* _SHORT TASK_
Gather, from the data below, each line in which the word "this" occurs.

* _TASK DATA_
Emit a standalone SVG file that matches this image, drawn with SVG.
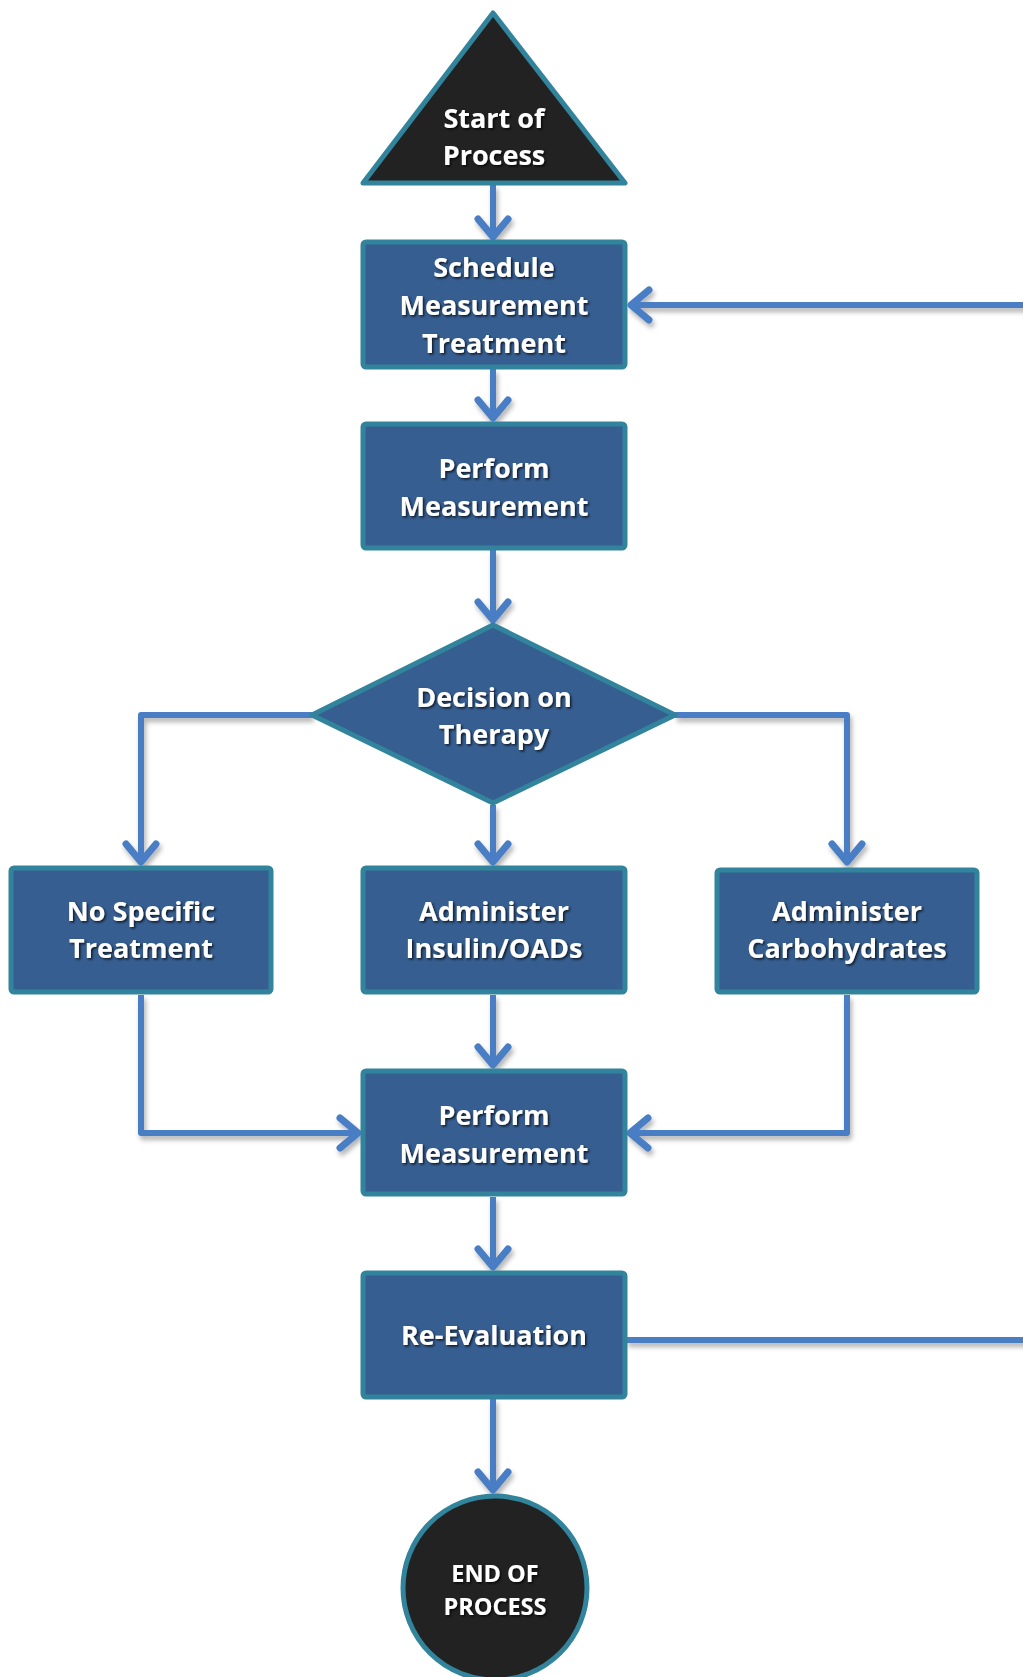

...

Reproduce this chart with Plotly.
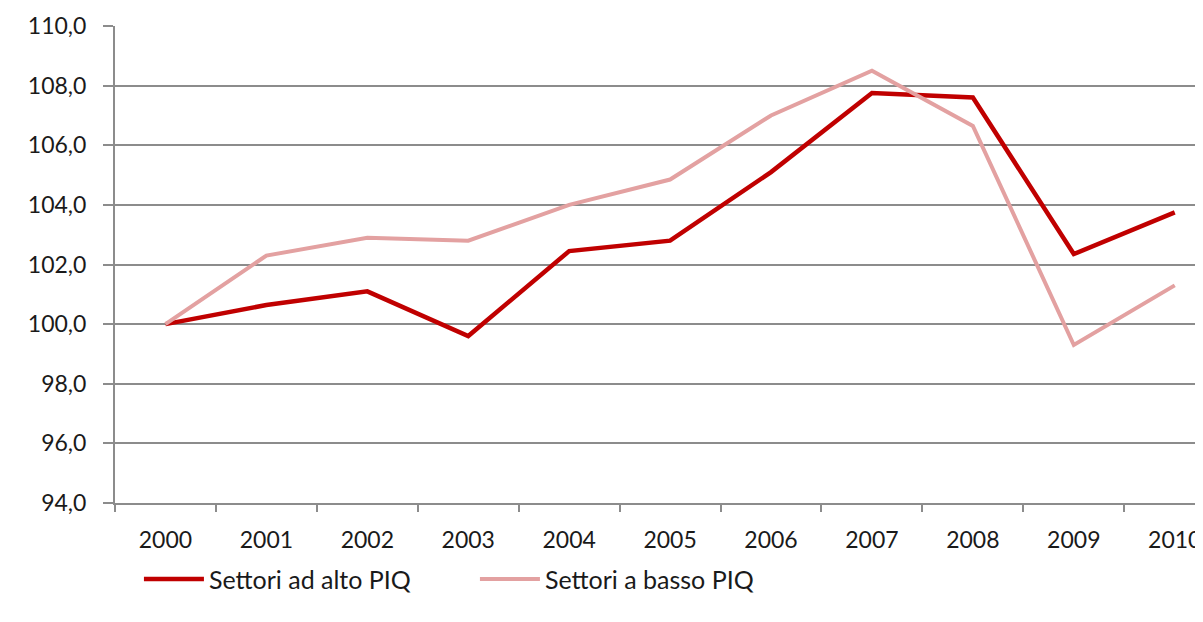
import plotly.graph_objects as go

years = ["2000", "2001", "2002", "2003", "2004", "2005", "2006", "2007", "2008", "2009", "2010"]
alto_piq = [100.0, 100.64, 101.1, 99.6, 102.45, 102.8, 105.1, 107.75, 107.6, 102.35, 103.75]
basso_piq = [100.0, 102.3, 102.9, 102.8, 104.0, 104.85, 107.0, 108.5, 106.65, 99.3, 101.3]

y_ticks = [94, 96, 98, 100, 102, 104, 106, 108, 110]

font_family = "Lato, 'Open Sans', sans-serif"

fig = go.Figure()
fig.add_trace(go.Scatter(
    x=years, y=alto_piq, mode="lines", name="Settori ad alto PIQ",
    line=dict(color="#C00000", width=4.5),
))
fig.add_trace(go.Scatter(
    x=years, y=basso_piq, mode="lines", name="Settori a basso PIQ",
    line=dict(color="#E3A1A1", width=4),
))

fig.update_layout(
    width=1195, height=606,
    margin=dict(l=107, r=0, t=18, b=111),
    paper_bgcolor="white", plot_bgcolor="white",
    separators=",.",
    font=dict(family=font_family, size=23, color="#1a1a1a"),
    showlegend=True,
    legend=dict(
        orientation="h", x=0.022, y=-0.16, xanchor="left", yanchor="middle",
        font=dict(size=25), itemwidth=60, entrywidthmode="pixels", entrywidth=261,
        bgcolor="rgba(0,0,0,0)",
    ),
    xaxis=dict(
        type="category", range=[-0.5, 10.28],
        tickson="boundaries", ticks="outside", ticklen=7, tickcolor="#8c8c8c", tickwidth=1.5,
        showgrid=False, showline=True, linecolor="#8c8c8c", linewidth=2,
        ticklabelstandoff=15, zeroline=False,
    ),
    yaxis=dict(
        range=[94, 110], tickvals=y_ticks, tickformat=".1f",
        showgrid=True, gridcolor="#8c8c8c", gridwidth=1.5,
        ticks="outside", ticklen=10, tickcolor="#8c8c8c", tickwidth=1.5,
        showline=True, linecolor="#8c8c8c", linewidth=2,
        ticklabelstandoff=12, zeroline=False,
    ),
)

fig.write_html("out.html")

* _RESULT OF THE EXERCISE_
Emit a standalone SVG file that matches this image, drawn with SVG.
Reproduce this chart with Plotly.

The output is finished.